To obtain a grant (or confirmation in Scotland), the personal representatives or executors must value the deceased’s estate. Any inheritance tax must be paid to Her Majesty’s Revenue and Customs (HMRC), which will issue a receipt. If no inheritance tax is payable, HMRC will issue a certificate. No grant of representation will be issued without the HMRC receipt or certificate.
Unless the estate is an excepted estate, the inheritance tax account must be delivered within 12 months of the end of the month in which the deceased died (or within three months after the personal representative is appointed, if this is later). In most cases, any inheritance tax must be paid within six months of the end of the month in which the deceased died.
Once the inheritance tax has been paid and a grant has been provided, the personal representative can collect in the deceased’s assets and settle the deceased’s debts, including any tax owed from the deceased.
Are there any special considerations specific to your jurisdiction that individuals should bear in mind during succession planning?

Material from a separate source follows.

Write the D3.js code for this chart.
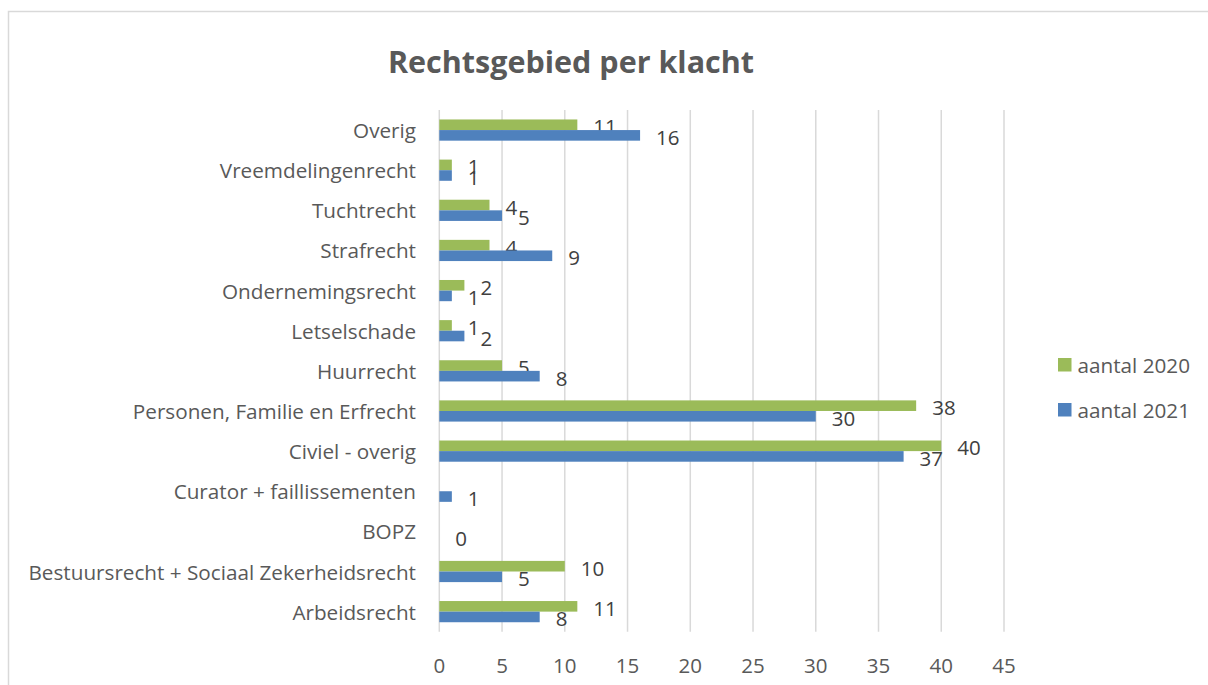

Gifts to spouses or civil partners are generally exempt from inheritance tax; therefore, inheritance tax is generally not an issue until the death of the surviving spouse or civil partner. Gifts made to individuals more than seven years before death escape inheritance tax. In addition, certain trusts established by will (particularly those for bereaved children) enjoy beneficial tax treatment.
Under the law of England and Wales, the marriage or civil partnership of a testator automatically revokes any will made by the testator before the marriage or civil partnership (Section 18 of the Will Act 1837). Under both the law of England and Wales and the law of Scotland, divorce or dissolution of a civil partnership does not revoke a will; the former spouse or civil partner is treated as if they had predeceased the testator.